[Entries taken from a collection]
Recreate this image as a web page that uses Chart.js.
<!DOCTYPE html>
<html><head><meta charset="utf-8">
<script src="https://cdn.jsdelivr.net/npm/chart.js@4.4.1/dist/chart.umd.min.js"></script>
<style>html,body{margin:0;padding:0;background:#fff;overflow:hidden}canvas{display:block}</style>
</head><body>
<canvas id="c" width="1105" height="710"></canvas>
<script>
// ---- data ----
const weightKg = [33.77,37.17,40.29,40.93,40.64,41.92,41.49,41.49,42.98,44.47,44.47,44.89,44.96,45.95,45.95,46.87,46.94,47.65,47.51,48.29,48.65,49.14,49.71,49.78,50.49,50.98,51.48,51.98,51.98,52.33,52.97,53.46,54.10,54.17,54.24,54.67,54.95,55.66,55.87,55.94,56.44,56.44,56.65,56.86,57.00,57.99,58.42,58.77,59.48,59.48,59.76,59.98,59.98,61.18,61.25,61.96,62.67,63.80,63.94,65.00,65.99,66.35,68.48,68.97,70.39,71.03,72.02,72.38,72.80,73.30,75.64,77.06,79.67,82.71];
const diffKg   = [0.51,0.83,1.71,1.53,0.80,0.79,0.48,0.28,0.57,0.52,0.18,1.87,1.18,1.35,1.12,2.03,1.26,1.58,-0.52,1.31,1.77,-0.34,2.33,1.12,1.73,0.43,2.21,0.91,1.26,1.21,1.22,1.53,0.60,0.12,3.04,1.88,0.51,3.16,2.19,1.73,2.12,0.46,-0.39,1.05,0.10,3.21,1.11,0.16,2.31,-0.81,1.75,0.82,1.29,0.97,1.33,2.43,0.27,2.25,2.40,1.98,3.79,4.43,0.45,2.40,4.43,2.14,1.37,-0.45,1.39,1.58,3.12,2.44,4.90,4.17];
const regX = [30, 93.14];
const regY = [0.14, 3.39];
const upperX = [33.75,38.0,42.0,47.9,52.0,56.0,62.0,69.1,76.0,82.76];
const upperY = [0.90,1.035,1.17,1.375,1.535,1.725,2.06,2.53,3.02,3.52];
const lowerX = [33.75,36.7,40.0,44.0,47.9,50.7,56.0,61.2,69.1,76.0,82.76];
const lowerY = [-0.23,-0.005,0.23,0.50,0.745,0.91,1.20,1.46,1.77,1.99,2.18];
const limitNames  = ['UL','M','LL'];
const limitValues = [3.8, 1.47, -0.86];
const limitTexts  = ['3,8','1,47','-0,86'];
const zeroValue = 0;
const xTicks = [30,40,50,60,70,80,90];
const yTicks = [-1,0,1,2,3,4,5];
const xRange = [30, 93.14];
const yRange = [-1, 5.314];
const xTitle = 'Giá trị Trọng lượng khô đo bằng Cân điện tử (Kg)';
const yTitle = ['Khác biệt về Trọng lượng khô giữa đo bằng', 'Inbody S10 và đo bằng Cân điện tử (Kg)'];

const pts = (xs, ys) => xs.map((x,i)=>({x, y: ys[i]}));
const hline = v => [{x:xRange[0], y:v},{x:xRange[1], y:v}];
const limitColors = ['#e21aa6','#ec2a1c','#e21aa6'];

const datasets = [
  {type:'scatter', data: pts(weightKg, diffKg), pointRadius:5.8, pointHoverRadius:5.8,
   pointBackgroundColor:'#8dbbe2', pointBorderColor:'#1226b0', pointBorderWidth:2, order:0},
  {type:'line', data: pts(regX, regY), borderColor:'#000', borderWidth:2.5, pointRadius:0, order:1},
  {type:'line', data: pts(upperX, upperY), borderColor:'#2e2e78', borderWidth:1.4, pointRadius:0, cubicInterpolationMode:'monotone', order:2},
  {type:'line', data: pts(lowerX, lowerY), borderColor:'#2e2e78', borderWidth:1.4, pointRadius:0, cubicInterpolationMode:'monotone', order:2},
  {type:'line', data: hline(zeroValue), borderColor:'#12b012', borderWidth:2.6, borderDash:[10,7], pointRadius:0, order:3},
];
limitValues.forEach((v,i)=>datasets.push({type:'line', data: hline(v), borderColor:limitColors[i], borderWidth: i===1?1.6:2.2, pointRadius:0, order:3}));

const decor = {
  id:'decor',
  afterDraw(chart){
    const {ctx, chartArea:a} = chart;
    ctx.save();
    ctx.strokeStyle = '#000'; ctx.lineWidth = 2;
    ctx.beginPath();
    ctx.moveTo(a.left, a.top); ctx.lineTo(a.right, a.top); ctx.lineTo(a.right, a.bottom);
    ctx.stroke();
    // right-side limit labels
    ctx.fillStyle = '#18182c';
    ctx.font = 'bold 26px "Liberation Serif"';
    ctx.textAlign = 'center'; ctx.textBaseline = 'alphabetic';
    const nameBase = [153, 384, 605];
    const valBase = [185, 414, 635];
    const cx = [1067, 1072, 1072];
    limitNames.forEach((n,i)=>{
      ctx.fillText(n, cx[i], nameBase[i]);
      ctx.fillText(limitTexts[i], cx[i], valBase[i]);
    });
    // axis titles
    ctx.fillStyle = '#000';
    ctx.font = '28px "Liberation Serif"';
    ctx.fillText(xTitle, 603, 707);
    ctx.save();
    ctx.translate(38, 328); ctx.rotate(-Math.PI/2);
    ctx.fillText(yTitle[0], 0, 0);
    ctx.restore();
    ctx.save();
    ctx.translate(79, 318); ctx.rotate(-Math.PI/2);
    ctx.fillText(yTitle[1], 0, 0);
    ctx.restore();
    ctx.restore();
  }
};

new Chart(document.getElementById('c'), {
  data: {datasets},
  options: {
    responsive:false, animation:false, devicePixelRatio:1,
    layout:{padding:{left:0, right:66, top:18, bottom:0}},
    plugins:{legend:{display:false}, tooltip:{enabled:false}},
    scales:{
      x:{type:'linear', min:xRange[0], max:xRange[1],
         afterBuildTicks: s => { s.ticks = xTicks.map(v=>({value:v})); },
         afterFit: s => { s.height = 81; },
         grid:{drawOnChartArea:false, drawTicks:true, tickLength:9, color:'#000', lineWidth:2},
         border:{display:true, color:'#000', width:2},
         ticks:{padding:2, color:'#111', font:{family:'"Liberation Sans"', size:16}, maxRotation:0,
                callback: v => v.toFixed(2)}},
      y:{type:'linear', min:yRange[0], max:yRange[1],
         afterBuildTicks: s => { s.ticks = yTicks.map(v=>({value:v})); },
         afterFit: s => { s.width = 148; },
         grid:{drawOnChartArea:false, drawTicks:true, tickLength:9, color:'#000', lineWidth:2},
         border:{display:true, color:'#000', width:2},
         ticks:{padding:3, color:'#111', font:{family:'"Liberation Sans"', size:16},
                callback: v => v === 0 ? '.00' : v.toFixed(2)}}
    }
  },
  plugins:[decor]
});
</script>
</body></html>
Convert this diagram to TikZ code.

* **WORK TO BE COMPLETED**
The lines above should be duplicated exactly.

* **ANSWER IN FULL**
Recreate this image as a web page that uses Chart.js.
<!DOCTYPE html>
<html><head><meta charset="utf-8">
<script src="https://cdn.jsdelivr.net/npm/chart.js@4.4.1/dist/chart.umd.min.js"></script>
<style>html,body{margin:0;padding:0;background:#fff;overflow:hidden}canvas{display:block}</style>
</head><body>
<canvas id="c" width="1105" height="710"></canvas>
<script>
// ---- data ----
const weightKg = [33.77,37.17,40.29,40.93,40.64,41.92,41.49,41.49,42.98,44.47,44.47,44.89,44.96,45.95,45.95,46.87,46.94,47.65,47.51,48.29,48.65,49.14,49.71,49.78,50.49,50.98,51.48,51.98,51.98,52.33,52.97,53.46,54.10,54.17,54.24,54.67,54.95,55.66,55.87,55.94,56.44,56.44,56.65,56.86,57.00,57.99,58.42,58.77,59.48,59.48,59.76,59.98,59.98,61.18,61.25,61.96,62.67,63.80,63.94,65.00,65.99,66.35,68.48,68.97,70.39,71.03,72.02,72.38,72.80,73.30,75.64,77.06,79.67,82.71];
const diffKg   = [0.51,0.83,1.71,1.53,0.80,0.79,0.48,0.28,0.57,0.52,0.18,1.87,1.18,1.35,1.12,2.03,1.26,1.58,-0.52,1.31,1.77,-0.34,2.33,1.12,1.73,0.43,2.21,0.91,1.26,1.21,1.22,1.53,0.60,0.12,3.04,1.88,0.51,3.16,2.19,1.73,2.12,0.46,-0.39,1.05,0.10,3.21,1.11,0.16,2.31,-0.81,1.75,0.82,1.29,0.97,1.33,2.43,0.27,2.25,2.40,1.98,3.79,4.43,0.45,2.40,4.43,2.14,1.37,-0.45,1.39,1.58,3.12,2.44,4.90,4.17];
const regX = [30, 93.14];
const regY = [0.14, 3.39];
const upperX = [33.75,38.0,42.0,47.9,52.0,56.0,62.0,69.1,76.0,82.76];
const upperY = [0.90,1.035,1.17,1.375,1.535,1.725,2.06,2.53,3.02,3.52];
const lowerX = [33.75,36.7,40.0,44.0,47.9,50.7,56.0,61.2,69.1,76.0,82.76];
const lowerY = [-0.23,-0.005,0.23,0.50,0.745,0.91,1.20,1.46,1.77,1.99,2.18];
const limitNames  = ['UL','M','LL'];
const limitValues = [3.8, 1.47, -0.86];
const limitTexts  = ['3,8','1,47','-0,86'];
const zeroValue = 0;
const xTicks = [30,40,50,60,70,80,90];
const yTicks = [-1,0,1,2,3,4,5];
const xRange = [30, 93.14];
const yRange = [-1, 5.314];
const xTitle = 'Giá trị Trọng lượng khô đo bằng Cân điện tử (Kg)';
const yTitle = ['Khác biệt về Trọng lượng khô giữa đo bằng', 'Inbody S10 và đo bằng Cân điện tử (Kg)'];

const pts = (xs, ys) => xs.map((x,i)=>({x, y: ys[i]}));
const hline = v => [{x:xRange[0], y:v},{x:xRange[1], y:v}];
const limitColors = ['#e21aa6','#ec2a1c','#e21aa6'];

const datasets = [
  {type:'scatter', data: pts(weightKg, diffKg), pointRadius:5.8, pointHoverRadius:5.8,
   pointBackgroundColor:'#8dbbe2', pointBorderColor:'#1226b0', pointBorderWidth:2, order:0},
  {type:'line', data: pts(regX, regY), borderColor:'#000', borderWidth:2.5, pointRadius:0, order:1},
  {type:'line', data: pts(upperX, upperY), borderColor:'#2e2e78', borderWidth:1.4, pointRadius:0, cubicInterpolationMode:'monotone', order:2},
  {type:'line', data: pts(lowerX, lowerY), borderColor:'#2e2e78', borderWidth:1.4, pointRadius:0, cubicInterpolationMode:'monotone', order:2},
  {type:'line', data: hline(zeroValue), borderColor:'#12b012', borderWidth:2.6, borderDash:[10,7], pointRadius:0, order:3},
];
limitValues.forEach((v,i)=>datasets.push({type:'line', data: hline(v), borderColor:limitColors[i], borderWidth: i===1?1.6:2.2, pointRadius:0, order:3}));

const decor = {
  id:'decor',
  afterDraw(chart){
    const {ctx, chartArea:a} = chart;
    ctx.save();
    ctx.strokeStyle = '#000'; ctx.lineWidth = 2;
    ctx.beginPath();
    ctx.moveTo(a.left, a.top); ctx.lineTo(a.right, a.top); ctx.lineTo(a.right, a.bottom);
    ctx.stroke();
    // right-side limit labels
    ctx.fillStyle = '#18182c';
    ctx.font = 'bold 26px "Liberation Serif"';
    ctx.textAlign = 'center'; ctx.textBaseline = 'alphabetic';
    const nameBase = [153, 384, 605];
    const valBase = [185, 414, 635];
    const cx = [1067, 1072, 1072];
    limitNames.forEach((n,i)=>{
      ctx.fillText(n, cx[i], nameBase[i]);
      ctx.fillText(limitTexts[i], cx[i], valBase[i]);
    });
    // axis titles
    ctx.fillStyle = '#000';
    ctx.font = '28px "Liberation Serif"';
    ctx.fillText(xTitle, 603, 707);
    ctx.save();
    ctx.translate(38, 328); ctx.rotate(-Math.PI/2);
    ctx.fillText(yTitle[0], 0, 0);
    ctx.restore();
    ctx.save();
    ctx.translate(79, 318); ctx.rotate(-Math.PI/2);
    ctx.fillText(yTitle[1], 0, 0);
    ctx.restore();
    ctx.restore();
  }
};

new Chart(document.getElementById('c'), {
  data: {datasets},
  options: {
    responsive:false, animation:false, devicePixelRatio:1,
    layout:{padding:{left:0, right:66, top:18, bottom:0}},
    plugins:{legend:{display:false}, tooltip:{enabled:false}},
    scales:{
      x:{type:'linear', min:xRange[0], max:xRange[1],
         afterBuildTicks: s => { s.ticks = xTicks.map(v=>({value:v})); },
         afterFit: s => { s.height = 81; },
         grid:{drawOnChartArea:false, drawTicks:true, tickLength:9, color:'#000', lineWidth:2},
         border:{display:true, color:'#000', width:2},
         ticks:{padding:2, color:'#111', font:{family:'"Liberation Sans"', size:16}, maxRotation:0,
                callback: v => v.toFixed(2)}},
      y:{type:'linear', min:yRange[0], max:yRange[1],
         afterBuildTicks: s => { s.ticks = yTicks.map(v=>({value:v})); },
         afterFit: s => { s.width = 148; },
         grid:{drawOnChartArea:false, drawTicks:true, tickLength:9, color:'#000', lineWidth:2},
         border:{display:true, color:'#000', width:2},
         ticks:{padding:3, color:'#111', font:{family:'"Liberation Sans"', size:16},
                callback: v => v === 0 ? '.00' : v.toFixed(2)}}
    }
  },
  plugins:[decor]
});
</script>
</body></html>
Convert this diagram to TikZ code.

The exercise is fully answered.